The practical questions: the valuation at which NSE lists, whether FY26 is a trough or the start of a structural earnings decline, what SEBI does next with F&O regulation, and whether a listed NSE faces any conflict-of-interest complications in its relationship with SEBI. None of these are resolved by the DRHP filing. They will be answered progressively as the process moves toward listing.
The 35 percent retail allocation in the book-building process means retail investors will have a meaningful opportunity to apply. Based on the implied issue size of Rs 21,000 to Rs 30,000 crore, the retail portion would be approximately Rs 7,350 to Rs 10,500 crore. This is large enough to accommodate significant retail demand, though a heavily subscribed IPO will result in computerised lottery allotment as with any oversubscribed mainboard issue.
For existing unlisted market holders of NSE shares (more than 1.85 lakh retail investors who hold 30.75 crore shares in the unlisted market), the listing creates liquidity but does not require them to sell at the IPO price. They can hold through the IPO and sell in the secondary market on BSE after listing.

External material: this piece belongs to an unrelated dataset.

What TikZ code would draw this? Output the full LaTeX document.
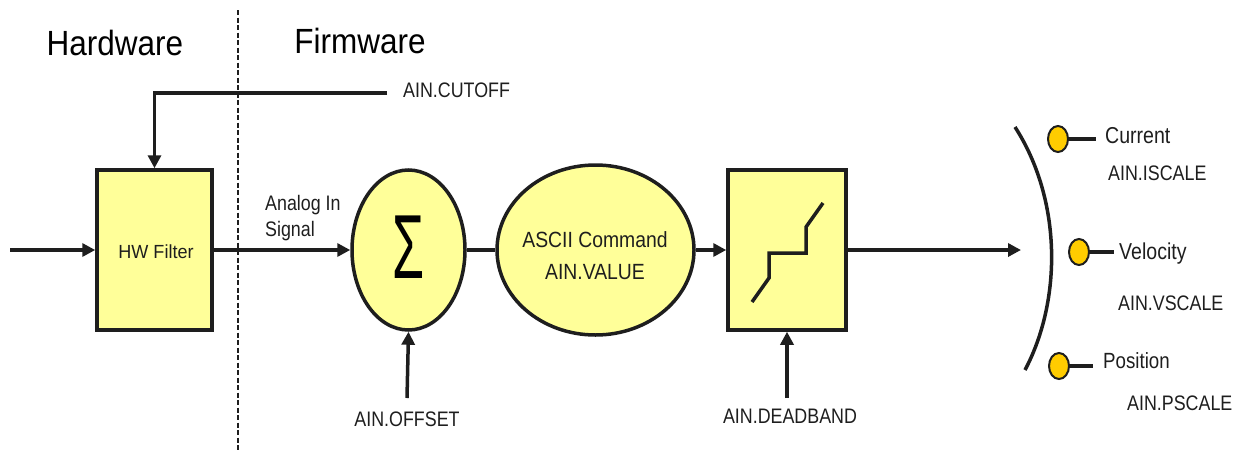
\documentclass[tikz,border=0pt]{standalone}
\usepackage{fontspec}
\setmainfont{Liberation Sans}
\usetikzlibrary{arrows.meta,shapes.geometric}
\definecolor{boxfill}{HTML}{FFFF99}
\definecolor{dotfill}{HTML}{FFCC00}
\definecolor{ink}{HTML}{1E1E1E}
\newcommand{\cnd}[1]{\scalebox{0.85}[1]{#1}}
\tikzset{
  wire/.style={draw=ink, line width=3.5pt},
  arr/.style={wire, -{Triangle[length=13pt,width=13pt]}},
  blockbox/.style={rectangle, draw=ink, line width=3.5pt, fill=boxfill, inner sep=0pt},
  blockell/.style={ellipse, draw=ink, line width=3.5pt, fill=boxfill, inner sep=0pt},
  lbl/.style={text=ink, inner sep=0pt, font=\fontsize{21}{24}\selectfont},
  head/.style={text=black, inner sep=0pt, font=\fontsize{35}{38}\selectfont},
  dot/.style={ellipse, draw=ink, line width=2pt, fill=dotfill, minimum width=20pt, minimum height=26pt, inner sep=0pt},
}
\begin{document}
\begin{tikzpicture}[x=1pt,y=-1pt]
\useasboundingbox (0,0) rectangle (1236,450);
% headings and divider
\node[head] (hwt) at (115,43) {\scalebox{0.9}[1]{Hardware}};
\node[head] (fwt) at (360,41) {\scalebox{0.9}[1]{Firmware}};
\coordinate (dtop) at (238,10);
\coordinate (dbot) at (238,450);
\draw[ink, line width=2.2pt, dash pattern=on 5pt off 2.5pt] (dtop) -- (dbot);
% blocks
\node[blockbox, minimum width=115pt, minimum height=160pt] (hw) at (154.5,250) {};
\node[lbl, font=\fontsize{19}{20}\selectfont] (hwl) at (156,252) {\scalebox{0.95}[1]{HW Filter}};
\node[blockell, minimum width=113pt, minimum height=160pt] (sig) at (408.5,250) {};
\node[text=black, inner sep=0pt, font=\fontsize{91}{91}\selectfont] (sigma) at (409,247) {\scalebox{0.57}[1]{Σ}};
\node[blockell, minimum width=197pt, minimum height=170pt] (asc) at (595.5,250) {};
\node[lbl, font=\fontsize{22}{24}\selectfont] (asc1) at (595,240) {\scalebox{0.88}[1]{ASCII Command}};
\node[lbl, font=\fontsize{22}{24}\selectfont] (asc2) at (595,272) {\scalebox{0.88}[1]{AIN.VALUE}};
\node[blockbox, minimum width=118pt, minimum height=160pt] (db) at (787,250) {};
\draw[ink, line width=3.5pt] ([shift={(-35pt,-52pt)}]db.center) -- ([shift={(-18pt,-28pt)}]db.center) -- ([shift={(-18pt,-3pt)}]db.center) -- ([shift={(19pt,-3pt)}]db.center) -- ([shift={(19pt,23pt)}]db.center) -- ([shift={(36pt,47pt)}]db.center);
% main signal path
\coordinate (in) at (10,250);
\coordinate (out) at (1021,250);
\draw[arr] (in) -- (hw.west);
\draw[arr] (hw.east) -- (sig.west);
\draw[wire] (sig.east) -- (asc.west);
\draw[arr] (asc.east) -- (db.west);
\draw[arr] (db.east) -- (out);
\node[lbl, anchor=base west] (ains1) at (265,210) {\cnd{Analog In}};
\node[lbl, anchor=base west] (ains2) at (265,236) {\cnd{Signal}};
% parameters
\node[lbl, anchor=west] (cutl) at (403,90) {\cnd{AIN.CUTOFF}};
\coordinate (cutend) at (387,93);
\draw[arr] (cutend) -| (hw.north);
\node[lbl] (offl) at (407,419) {\cnd{AIN.OFFSET}};
\coordinate (offs) at (407,398);
\draw[arr] (offs) -- (sig.south);
\node[lbl] (dbl) at (790,416) {\cnd{AIN.DEADBAND}};
\coordinate (dbs) at (787,398);
\draw[arr] (dbs) -- (db.south);
% bracket
\coordinate (bt) at (1015,127);
\coordinate (bb) at (1025,370);
\draw[ink, line width=3.5pt] (bt) .. controls (1062,200) and (1062,300) .. (bb);
% outputs
\node[dot] (d1) at (1058,139) {};
\coordinate (e1) at (1096,139);
\draw[wire, line width=4pt] (d1.east) -- (e1);
\node[lbl, anchor=west, font=\fontsize{23}{24}\selectfont] (t1) at (1105,136) {\cnd{Current}};
\node[lbl, anchor=west] (s1) at (1108,173) {\cnd{AIN.ISCALE}};
\node[dot] (d2) at (1079,252) {};
\coordinate (e2) at (1114,252);
\draw[wire, line width=4pt] (d2.east) -- (e2);
\node[lbl, anchor=west, font=\fontsize{23}{24}\selectfont] (t2) at (1119,254) {\cnd{Velocity}};
\node[lbl, anchor=west] (s2) at (1118,303) {\cnd{AIN.VSCALE}};
\node[dot] (d3) at (1059,366) {};
\coordinate (e3) at (1093,366);
\draw[wire, line width=4pt] (d3.east) -- (e3);
\node[lbl, anchor=west, font=\fontsize{22}{24}\selectfont] (t3) at (1103,361) {\cnd{Position}};
\node[lbl, anchor=west] (s3) at (1127,403) {\cnd{AIN.PSCALE}};
\end{tikzpicture}
\end{document}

Disclaimer: This article is for informational purposes only and does not constitute financial or investment advice. All details are sourced from financial news reporting published between 17 June 2026 and 7:48 AM IST on 18 June 2026. The NSE DRHP is not yet publicly available; details may differ from final filed documents. Valuation figures are based on unlisted market grey market pricing and news estimates, not the final price band. The price band, issue size, and final valuation will be determined after SEBI issues observations on the DRHP. Do not make investment decisions based solely on pre-IPO grey market pricing. Consult a SEBI-registered financial adviser before applying to any IPO.